* **Records for processing**
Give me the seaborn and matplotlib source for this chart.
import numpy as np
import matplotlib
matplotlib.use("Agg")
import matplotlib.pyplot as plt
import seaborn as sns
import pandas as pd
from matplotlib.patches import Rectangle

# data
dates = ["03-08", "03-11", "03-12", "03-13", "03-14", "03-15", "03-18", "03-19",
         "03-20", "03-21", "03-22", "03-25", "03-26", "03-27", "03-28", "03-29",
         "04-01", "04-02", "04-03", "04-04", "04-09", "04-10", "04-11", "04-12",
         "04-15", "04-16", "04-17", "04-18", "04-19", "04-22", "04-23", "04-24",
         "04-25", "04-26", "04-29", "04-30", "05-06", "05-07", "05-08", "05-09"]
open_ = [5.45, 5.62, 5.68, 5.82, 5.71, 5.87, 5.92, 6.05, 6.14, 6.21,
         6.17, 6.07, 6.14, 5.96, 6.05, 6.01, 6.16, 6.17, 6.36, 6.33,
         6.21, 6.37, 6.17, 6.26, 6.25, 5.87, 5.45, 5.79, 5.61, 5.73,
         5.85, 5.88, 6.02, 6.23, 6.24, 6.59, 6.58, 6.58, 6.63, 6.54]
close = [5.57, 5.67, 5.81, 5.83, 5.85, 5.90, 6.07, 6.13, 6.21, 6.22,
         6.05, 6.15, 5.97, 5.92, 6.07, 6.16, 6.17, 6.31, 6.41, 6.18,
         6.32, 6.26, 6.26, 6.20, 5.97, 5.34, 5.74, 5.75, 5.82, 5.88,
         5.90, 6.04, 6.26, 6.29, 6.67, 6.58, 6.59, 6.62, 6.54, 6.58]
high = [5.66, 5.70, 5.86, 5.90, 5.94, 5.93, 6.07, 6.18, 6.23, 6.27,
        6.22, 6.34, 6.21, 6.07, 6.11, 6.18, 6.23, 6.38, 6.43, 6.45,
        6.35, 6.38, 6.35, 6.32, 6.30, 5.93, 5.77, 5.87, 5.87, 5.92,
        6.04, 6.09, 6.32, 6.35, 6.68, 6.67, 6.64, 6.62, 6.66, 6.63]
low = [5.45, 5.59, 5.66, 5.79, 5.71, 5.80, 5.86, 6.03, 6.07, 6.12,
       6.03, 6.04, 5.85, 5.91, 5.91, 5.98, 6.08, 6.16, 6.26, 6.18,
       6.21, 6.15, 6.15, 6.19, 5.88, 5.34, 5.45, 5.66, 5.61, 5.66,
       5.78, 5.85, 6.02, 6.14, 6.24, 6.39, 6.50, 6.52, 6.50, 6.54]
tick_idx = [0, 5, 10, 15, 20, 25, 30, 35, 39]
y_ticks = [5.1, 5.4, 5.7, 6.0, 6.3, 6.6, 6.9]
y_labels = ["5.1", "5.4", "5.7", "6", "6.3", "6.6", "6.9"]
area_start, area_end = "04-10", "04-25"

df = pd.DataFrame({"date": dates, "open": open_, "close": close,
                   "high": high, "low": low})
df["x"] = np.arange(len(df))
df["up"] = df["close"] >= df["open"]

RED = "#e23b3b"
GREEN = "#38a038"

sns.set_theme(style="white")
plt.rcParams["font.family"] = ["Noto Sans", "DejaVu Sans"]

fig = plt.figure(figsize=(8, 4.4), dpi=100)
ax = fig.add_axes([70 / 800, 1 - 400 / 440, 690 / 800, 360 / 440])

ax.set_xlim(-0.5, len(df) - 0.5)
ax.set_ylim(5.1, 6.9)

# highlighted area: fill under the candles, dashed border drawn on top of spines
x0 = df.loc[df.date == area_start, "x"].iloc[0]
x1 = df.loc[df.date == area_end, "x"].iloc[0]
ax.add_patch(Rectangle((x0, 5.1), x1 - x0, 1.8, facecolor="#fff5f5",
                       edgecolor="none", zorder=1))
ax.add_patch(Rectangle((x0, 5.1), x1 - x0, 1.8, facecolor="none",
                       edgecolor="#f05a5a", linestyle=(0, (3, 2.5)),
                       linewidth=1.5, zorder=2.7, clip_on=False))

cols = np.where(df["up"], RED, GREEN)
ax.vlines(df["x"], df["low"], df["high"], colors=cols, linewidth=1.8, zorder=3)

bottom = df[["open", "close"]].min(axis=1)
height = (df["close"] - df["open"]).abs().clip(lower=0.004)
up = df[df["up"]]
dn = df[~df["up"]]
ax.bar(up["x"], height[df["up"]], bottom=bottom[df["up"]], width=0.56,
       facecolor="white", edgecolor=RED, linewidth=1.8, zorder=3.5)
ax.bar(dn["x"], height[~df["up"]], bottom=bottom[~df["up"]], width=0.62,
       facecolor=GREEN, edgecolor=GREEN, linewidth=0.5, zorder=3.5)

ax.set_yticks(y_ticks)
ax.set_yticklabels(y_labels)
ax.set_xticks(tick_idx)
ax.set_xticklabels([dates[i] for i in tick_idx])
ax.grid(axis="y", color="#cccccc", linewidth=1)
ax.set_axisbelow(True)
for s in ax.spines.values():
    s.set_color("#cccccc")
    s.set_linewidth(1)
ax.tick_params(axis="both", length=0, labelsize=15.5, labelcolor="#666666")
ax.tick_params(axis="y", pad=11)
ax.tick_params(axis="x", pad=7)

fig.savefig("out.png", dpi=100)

...

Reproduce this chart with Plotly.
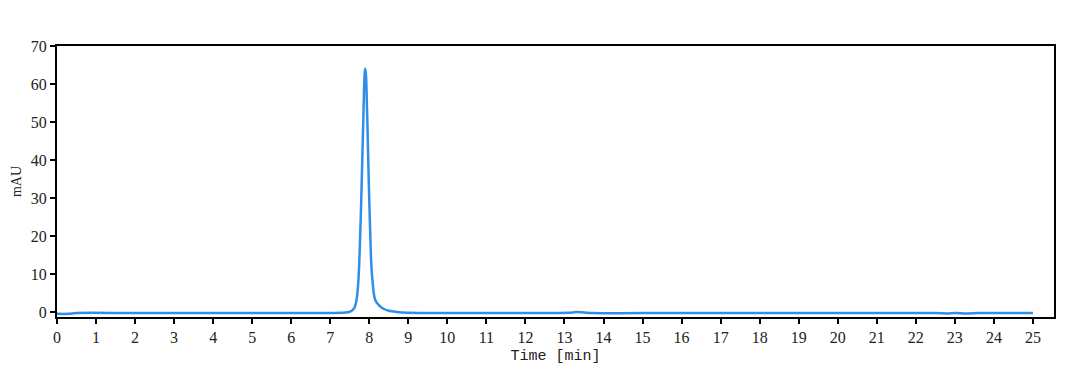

* **Goal**
Among the records above, extract exactly the lines from the line with "Give me the" to the line with "from matplotlib.patches import Rectangle", both lines included, and leave out the rest.

* **Finished task**
Give me the seaborn and matplotlib source for this chart.
import numpy as np
import matplotlib
matplotlib.use("Agg")
import matplotlib.pyplot as plt
import seaborn as sns
import pandas as pd
from matplotlib.patches import Rectangle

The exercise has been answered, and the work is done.